_Set problem_:
Copy the lines of the data below exactly, starting at the first and stopping after the line that contains "plt.rcParams['font.family'] = ['Lato', 'DejaVu"; include no pictures.
+===+
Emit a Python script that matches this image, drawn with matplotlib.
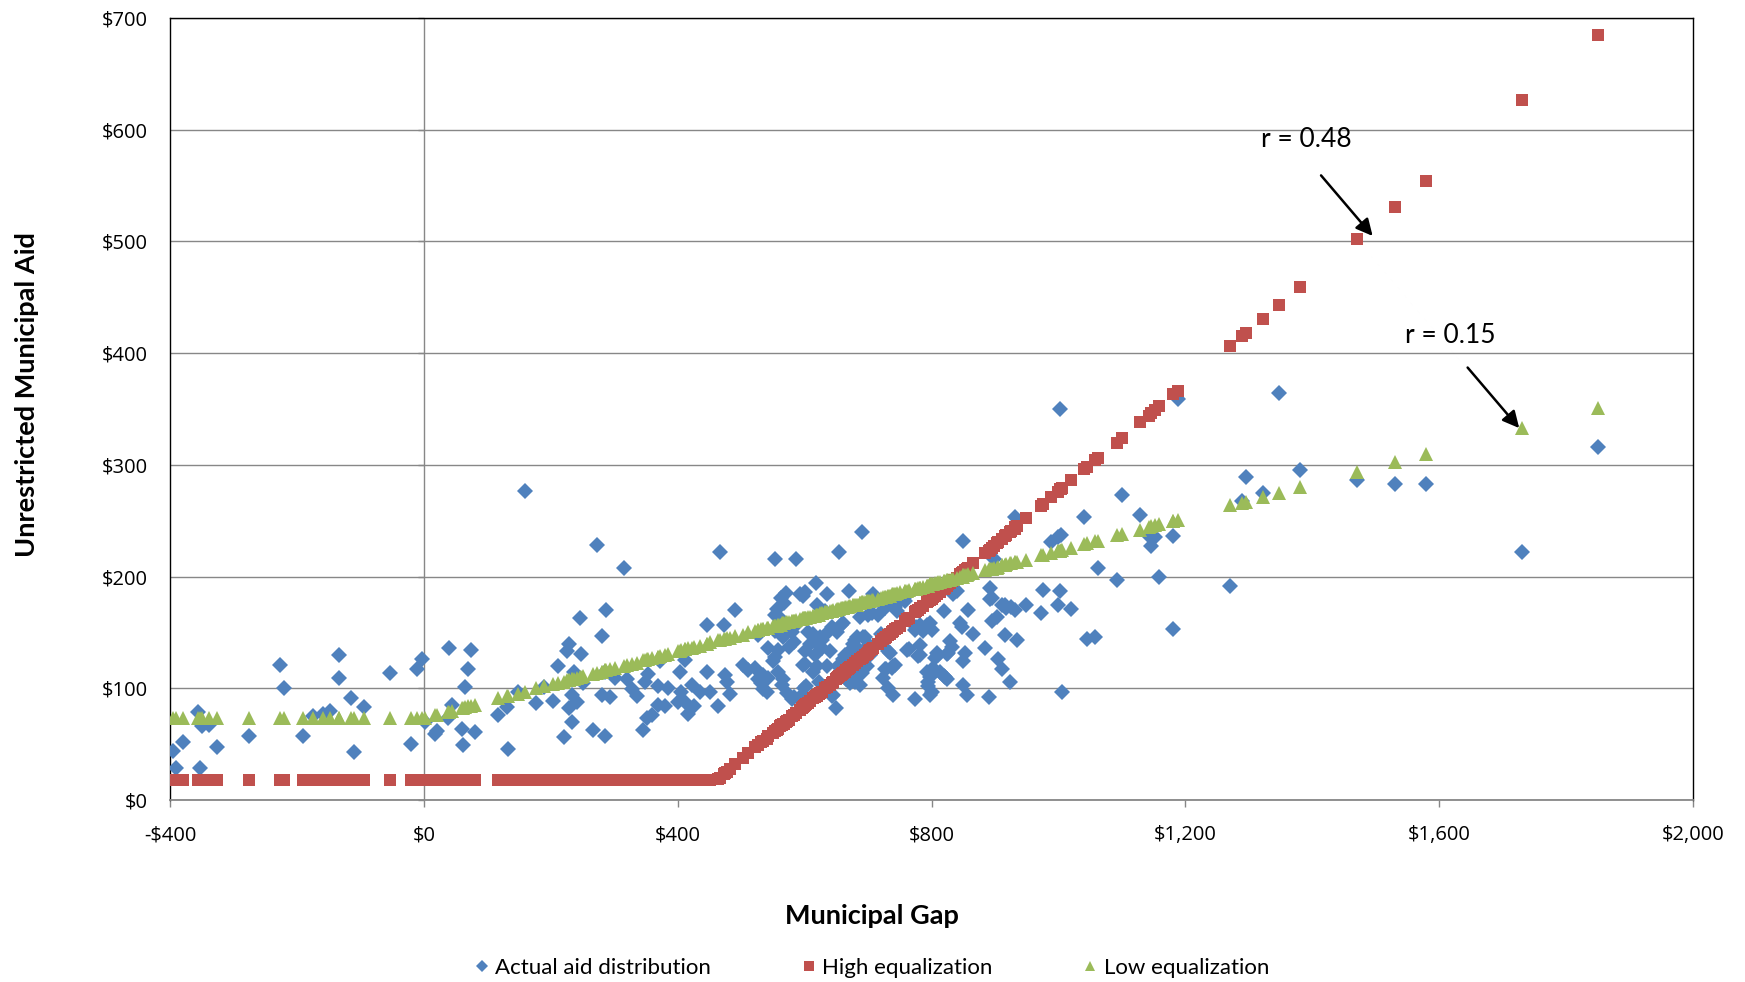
import numpy as np
import matplotlib
matplotlib.use("Agg")
import matplotlib.pyplot as plt

plt.rcParams['font.family'] = ['Lato', 'DejaVu Sans']

# municipal gap per town ($ per capita)
gap = [
    -395, -390, -379, -356, -353, -350, -338, -326, -275, -227,
    -220, -190, -174, -159, -148, -134, -133, -115, -110, -94,
    -54, -20, -11, -3, 2, 17, 20, 38, 39, 44,
    60, 61, 65, 70, 75, 81, 117, 131, 133, 148,
    159, 177, 190, 204, 212, 221, 225, 228, 229, 233,
    234, 236, 241, 246, 247, 251, 266, 273, 280, 280,
    285, 285, 287, 293, 301, 315, 320, 328, 336, 345,
    349, 351, 354, 359, 369, 369, 372, 380, 385, 401,
    403, 406, 412, 412, 417, 422, 425, 435, 446, 447,
    451, 464, 467, 473, 475, 477, 482, 491, 503, 511,
    522, 527, 527, 532, 535, 535, 540, 543, 543, 550,
    553, 553, 553, 554, 556, 558, 558, 562, 563, 564,
    566, 566, 567, 570, 572, 575, 580, 580, 583, 583,
    583, 587, 593, 596, 598, 598, 599, 601, 601, 601,
    603, 606, 609, 614, 614, 616, 618, 619, 619, 620,
    622, 624, 627, 627, 632, 632, 635, 635, 640, 643,
    643, 645, 649, 651, 653, 655, 658, 659, 661, 661,
    664, 666, 669, 670, 672, 677, 677, 680, 680, 682,
    682, 687, 687, 687, 690, 690, 692, 695, 698, 698,
    700, 701, 703, 706, 708, 716, 721, 724, 727, 727,
    729, 732, 732, 735, 735, 737, 740, 740, 743, 743,
    745, 750, 758, 758, 761, 764, 774, 774, 776, 779,
    782, 782, 782, 787, 793, 793, 795, 795, 798, 798,
    798, 800, 800, 803, 806, 808, 811, 813, 819, 819,
    821, 824, 824, 826, 829, 832, 834, 840, 845, 848,
    849, 850, 850, 853, 856, 858, 866, 884, 890, 892,
    892, 895, 895, 898, 903, 905, 911, 911, 916, 916,
    918, 924, 926, 931, 932, 934, 949, 973, 976, 989,
    1000, 1000, 1003, 1003, 1004, 1005, 1020, 1041, 1045, 1058,
    1063, 1092, 1100, 1128, 1142, 1146, 1152, 1159, 1181, 1181,
    1188, 1270, 1289, 1295, 1323, 1347, 1381, 1470, 1531, 1579,
    1731, 1851,
]

actual_aid = [
    44, 29, 52, 79, 29, 66, 67, 47, 57, 121,
    100, 57, 75, 77, 80, 109, 130, 91, 43, 83,
    114, 50, 117, 126, 70, 59, 62, 73, 136, 85,
    64, 49, 101, 117, 134, 61, 76, 83, 46, 97,
    277, 87, 101, 89, 120, 56, 133, 82, 140, 94,
    70, 115, 88, 163, 131, 105, 63, 228, 147, 94,
    57, 115, 170, 92, 109, 208, 108, 99, 93, 63,
    106, 73, 113, 76, 85, 102, 124, 84, 100, 88,
    115, 97, 88, 125, 77, 103, 84, 97, 115, 157,
    97, 84, 222, 157, 112, 106, 95, 170, 121, 116,
    118, 108, 148, 105, 112, 99, 97, 136, 109, 124,
    151, 166, 128, 216, 171, 115, 134, 163, 181, 103,
    146, 108, 176, 185, 96, 137, 90, 150, 141, 92,
    155, 216, 184, 94, 121, 183, 100, 133, 186, 122,
    102, 150, 140, 149, 115, 130, 194, 120, 140, 175,
    106, 146, 143, 136, 169, 148, 120, 184, 133, 155,
    93, 94, 82, 150, 120, 222, 157, 120, 158, 126,
    130, 108, 132, 187, 105, 110, 140, 143, 106, 146,
    124, 164, 133, 103, 114, 240, 146, 146, 137, 120,
    166, 139, 130, 167, 184, 166, 149, 109, 172, 117,
    117, 133, 100, 176, 132, 118, 120, 94, 173, 121,
    169, 179, 182, 178, 134, 135, 152, 90, 155, 129,
    157, 139, 130, 151, 115, 157, 106, 102, 110, 94,
    158, 152, 97, 118, 127, 132, 130, 115, 169, 111,
    110, 131, 108, 132, 142, 137, 184, 187, 158, 155,
    232, 103, 124, 132, 94, 170, 149, 136, 92, 190,
    180, 181, 160, 216, 164, 126, 175, 117, 148, 175,
    172, 106, 173, 253, 170, 143, 175, 167, 188, 231,
    235, 175, 350, 187, 237, 97, 171, 253, 144, 146,
    208, 197, 273, 255, 236, 227, 235, 200, 153, 236,
    359, 192, 268, 289, 275, 364, 295, 286, 283, 283,
    222, 316,
]

high_eq = [
    18, 18, 18, 18, 18, 18, 18, 18, 18, 18,
    18, 18, 18, 18, 18, 18, 18, 18, 18, 18,
    18, 18, 18, 18, 18, 18, 18, 18, 18, 18,
    18, 18, 18, 18, 18, 18, 18, 18, 18, 18,
    18, 18, 18, 18, 18, 18, 18, 18, 18, 18,
    18, 18, 18, 18, 18, 18, 18, 18, 18, 18,
    18, 18, 18, 18, 18, 18, 18, 18, 18, 18,
    18, 18, 18, 18, 18, 18, 18, 18, 18, 18,
    18, 18, 18, 18, 18, 18, 18, 18, 18, 18,
    18, 19, 20, 23, 24, 25, 28, 32, 38, 42,
    47, 49, 49, 52, 53, 53, 55, 57, 57, 60,
    62, 62, 62, 62, 63, 64, 64, 66, 67, 67,
    68, 68, 68, 70, 71, 72, 75, 75, 76, 76,
    76, 78, 81, 82, 83, 83, 84, 85, 85, 85,
    86, 87, 89, 91, 91, 92, 93, 93, 93, 94,
    95, 96, 97, 97, 100, 100, 101, 101, 103, 105,
    105, 106, 108, 109, 110, 111, 112, 113, 114, 114,
    115, 116, 117, 118, 119, 121, 121, 123, 123, 124,
    124, 126, 126, 126, 127, 127, 128, 130, 131, 131,
    132, 133, 134, 135, 136, 140, 142, 144, 145, 145,
    146, 148, 148, 149, 149, 150, 151, 151, 153, 153,
    154, 156, 160, 160, 162, 163, 168, 168, 169, 170,
    172, 172, 172, 174, 177, 177, 178, 178, 179, 179,
    179, 180, 180, 182, 183, 184, 186, 186, 189, 189,
    190, 192, 192, 193, 194, 196, 197, 199, 202, 203,
    204, 204, 204, 206, 207, 208, 212, 221, 223, 224,
    224, 226, 226, 227, 230, 231, 234, 234, 236, 236,
    237, 240, 241, 243, 244, 245, 252, 263, 265, 271,
    276, 276, 278, 278, 278, 279, 286, 296, 298, 304,
    306, 320, 324, 338, 344, 346, 349, 353, 363, 363,
    366, 406, 415, 418, 431, 443, 459, 502, 531, 554,
    627, 685,
]

low_eq = [
    73, 73, 73, 73, 73, 73, 73, 73, 73, 73,
    73, 73, 73, 73, 73, 73, 73, 73, 73, 73,
    73, 73, 73, 73, 73, 76, 76, 79, 79, 80,
    82, 82, 83, 84, 84, 85, 91, 93, 93, 95,
    97, 100, 102, 104, 105, 106, 107, 107, 107, 108,
    108, 108, 109, 110, 110, 111, 113, 114, 115, 115,
    116, 116, 116, 117, 118, 120, 121, 122, 123, 125,
    125, 126, 126, 127, 128, 128, 129, 130, 131, 133,
    133, 134, 135, 135, 136, 136, 137, 138, 140, 140,
    141, 143, 143, 144, 144, 145, 145, 147, 148, 150,
    151, 152, 152, 153, 153, 153, 154, 154, 154, 156,
    156, 156, 156, 156, 156, 157, 157, 157, 157, 158,
    158, 158, 158, 159, 159, 159, 160, 160, 160, 160,
    160, 161, 162, 162, 163, 163, 163, 163, 163, 163,
    163, 164, 164, 165, 165, 165, 166, 166, 166, 166,
    166, 167, 167, 167, 168, 168, 168, 168, 169, 169,
    169, 170, 170, 171, 171, 171, 172, 172, 172, 172,
    173, 173, 173, 174, 174, 175, 175, 175, 175, 175,
    175, 176, 176, 176, 177, 177, 177, 177, 178, 178,
    178, 178, 178, 179, 179, 180, 181, 182, 182, 182,
    182, 183, 183, 183, 183, 184, 184, 184, 184, 184,
    185, 186, 187, 187, 187, 188, 189, 189, 189, 190,
    190, 190, 190, 191, 192, 192, 192, 192, 193, 193,
    193, 193, 193, 193, 194, 194, 195, 195, 196, 196,
    196, 197, 197, 197, 197, 198, 198, 199, 200, 200,
    200, 201, 201, 201, 201, 202, 203, 206, 207, 207,
    207, 207, 207, 208, 208, 209, 210, 210, 210, 210,
    211, 212, 212, 213, 213, 213, 215, 219, 219, 221,
    223, 223, 223, 223, 224, 224, 226, 229, 230, 232,
    232, 237, 238, 242, 244, 245, 246, 247, 250, 250,
    251, 264, 266, 267, 271, 275, 280, 294, 303, 310,
    333, 351,
]

x_ticks = [-400, 0, 400, 800, 1200, 1600, 2000]
x_labels = ['-$400', '$0', '$400', '$800', '$1,200', '$1,600', '$2,000']
y_ticks = [0, 100, 200, 300, 400, 500, 600, 700]
y_labels = ['$0', '$100', '$200', '$300', '$400', '$500', '$600', '$700']

blue = '#4F81BD'
red = '#C0504D'
green = '#9BBB59'
grid_col = '#878787'

fig = plt.figure(figsize=(17.45, 9.82), dpi=100)
ax = fig.add_axes([170 / 1745, 1 - 800 / 982, 1523 / 1745, 782 / 982])

ax.set_xlim(-400, 2000)
ax.set_ylim(0, 700)

# gridlines + the vertical axis that crosses at $0
ax.set_axisbelow(True)
ax.yaxis.grid(True, color=grid_col, lw=1.0)
ax.axvline(0, color=grid_col, lw=1.0, zorder=1)
ax.plot(np.zeros(len(y_ticks)), y_ticks, ls='none', marker=0, ms=4,
        mew=1.0, color=grid_col, clip_on=False, zorder=1)

ax.plot(gap, actual_aid, ls='none', marker='D', ms=8.3, mew=0,
        color=blue, label='Actual aid distribution', zorder=3)
ax.plot(gap, high_eq, ls='none', marker='s', ms=9.2, mew=0,
        color=red, label='High equalization', zorder=4)
ax.plot(gap, low_eq, ls='none', marker='^', ms=10.5, mew=0,
        color=green, label='Low equalization', zorder=5)

for side in ['left', 'top', 'right']:
    ax.spines[side].set_color('black')
    ax.spines[side].set_linewidth(1.0)
ax.spines['bottom'].set_color(grid_col)
ax.spines['bottom'].set_linewidth(1.3)

ax.set_xticks(x_ticks)
ax.set_xticklabels(x_labels, family=['Open Sans', 'DejaVu Sans'])
ax.set_yticks(y_ticks)
ax.set_yticklabels(y_labels, family=['Open Sans', 'DejaVu Sans'])
ax.tick_params(axis='x', direction='out', length=5, width=1.0,
               color=grid_col, pad=13, labelsize=14.5)
ax.tick_params(axis='y', length=0, pad=16, labelsize=14.5)

ax.set_xlabel('Municipal Gap', fontsize=19.5, fontweight='bold')
ax.xaxis.set_label_coords(0.461, -0.133)
ax.set_ylabel('Unrestricted Municipal Aid', fontsize=19.5, fontweight='bold')
ax.yaxis.set_label_coords(-0.086, 0.518)

# correlation notes
ax.text(1391, 591, 'r = 0.48', fontsize=19, ha='center', va='center')
ax.annotate('', xy=(1498, 503), xytext=(1411, 561),
            arrowprops=dict(arrowstyle='-|>', color='black', lw=1.8,
                            mutation_scale=25))
ax.text(1617, 416, 'r = 0.15', fontsize=19, ha='center', va='center')
ax.annotate('', xy=(1729, 331), xytext=(1642, 389),
            arrowprops=dict(arrowstyle='-|>', color='black', lw=1.8,
                            mutation_scale=25))

fig.legend(loc='center', bbox_to_anchor=(0.4985, 1 - 968 / 982), ncol=3,
           frameon=False, fontsize=16, markerscale=0.75, handlelength=1.0,
           handletextpad=0.1, columnspacing=3.9)

fig.savefig('out.png', dpi=100)
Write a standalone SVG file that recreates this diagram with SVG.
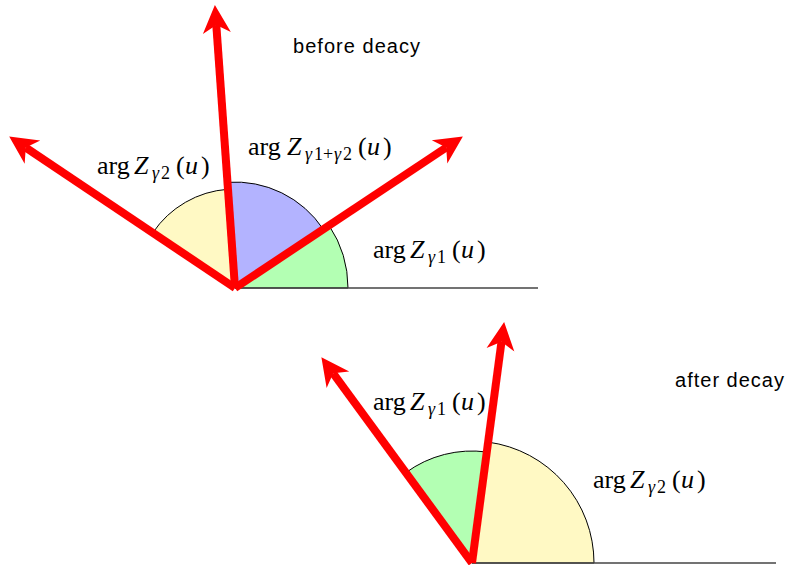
<svg xmlns="http://www.w3.org/2000/svg" width="789" height="565" viewBox="0 0 789 565">
<style>
.sec{stroke:#000;stroke-width:1;}
.base{stroke:#444;stroke-width:1.3;fill:none;}
.arrow{stroke:#ff0000;stroke-width:8;fill:none;marker-end:url(#head);}
.m{font-family:"Liberation Serif","DejaVu Serif",serif;font-size:26px;fill:#000;}
.i{font-style:italic;}
.s{font-size:18px;}
.t{font-family:"Liberation Sans",Arial,sans-serif;font-size:20px;fill:#000;}
</style>
<defs>
<marker id="head" markerUnits="userSpaceOnUse" markerWidth="32" markerHeight="32" viewBox="0 0 32 32" refX="8" refY="16" orient="auto">
<path d="M0,2 L28,16 L0,30 L8,16 Z" fill="#ff0000"/>
</marker>
</defs>
<rect width="789" height="565" fill="#fff"/>

<g id="before">
<g id="sectors-top">
<path class="sec" fill="#b3ffb3" d="M235,288 L348,288 A113,113 0 0 0 329.1,225.5 Z"/>
<path class="sec" fill="#b3b3ff" d="M235,288 L323.3,229.3 A106,106 0 0 0 227.5,182.3 Z"/>
<path class="sec" fill="#fff9c4" d="M235,288 L228,189.25 A99,99 0 0 0 152.8,232.8 Z"/>
</g>
<path class="base" d="M235,288 H538"/>
<g id="connectors-top">
<path class="arrow" d="M235,288 L216.3,25"/>
<path class="arrow" d="M235,288 L446.2,147.5"/>
<path class="arrow" d="M235,288 L25.8,147.6"/>
</g>
<g id="label-g2-top">
<text class="m" y="174"><tspan x="97">arg</tspan><tspan class="i" x="134">Z</tspan><tspan class="i s" x="152" dy="5">γ</tspan><tspan class="s" x="161">2</tspan><tspan x="176" dy="-5">(</tspan><tspan class="i" x="185">u</tspan><tspan x="201">)</tspan></text>
</g>
<g id="label-g12">
<text class="m" y="155"><tspan x="248">arg</tspan><tspan class="i" x="287">Z</tspan><tspan class="i s" x="305" dy="5">γ</tspan><tspan class="s" x="314">1</tspan><tspan class="s" x="323">+</tspan><tspan class="i s" x="334">γ</tspan><tspan class="s" x="343">2</tspan><tspan x="358" dy="-5">(</tspan><tspan class="i" x="367">u</tspan><tspan x="383">)</tspan></text>
</g>
<g id="label-g1-top">
<text class="m" y="258"><tspan x="373">arg</tspan><tspan class="i" x="410">Z</tspan><tspan class="i s" x="428" dy="5">γ</tspan><tspan class="s" x="437">1</tspan><tspan x="452" dy="-5">(</tspan><tspan class="i" x="461">u</tspan><tspan x="477">)</tspan></text>
</g>
<text id="title-before" class="t" x="293" y="53" textLength="127">before deacy</text>
</g>

<g id="after">
<g id="sectors-bottom">
<path class="sec" fill="#fff9c4" d="M472,563 L594,563 A122,122 0 0 0 488.1,442.1 Z"/>
<path class="sec" fill="#b3ffb3" d="M472,563 L486.8,452 A112,112 0 0 0 405.9,472.6 Z"/>
</g>
<path class="base" d="M472,563 H776"/>
<g id="connectors-bottom">
<path class="arrow" d="M472,563 L333.2,373.3"/>
<path class="arrow" d="M472,563 L501.5,341.8"/>
</g>
<g id="label-g1-bottom">
<text class="m" y="410"><tspan x="373">arg</tspan><tspan class="i" x="410">Z</tspan><tspan class="i s" x="428" dy="5">γ</tspan><tspan class="s" x="437">1</tspan><tspan x="452" dy="-5">(</tspan><tspan class="i" x="461">u</tspan><tspan x="477">)</tspan></text>
</g>
<g id="label-g2-bottom">
<text class="m" y="488"><tspan x="593">arg</tspan><tspan class="i" x="630">Z</tspan><tspan class="i s" x="648" dy="5">γ</tspan><tspan class="s" x="657">2</tspan><tspan x="672" dy="-5">(</tspan><tspan class="i" x="681">u</tspan><tspan x="697">)</tspan></text>
</g>
<text id="title-after" class="t" x="675" y="387" textLength="109">after decay</text>
</g>
</svg>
+===+
_Exercise solution_:
Emit a Python script that matches this image, drawn with matplotlib.
import numpy as np
import matplotlib
matplotlib.use("Agg")
import matplotlib.pyplot as plt

plt.rcParams['font.family'] = ['Lato', 'DejaVu Sans']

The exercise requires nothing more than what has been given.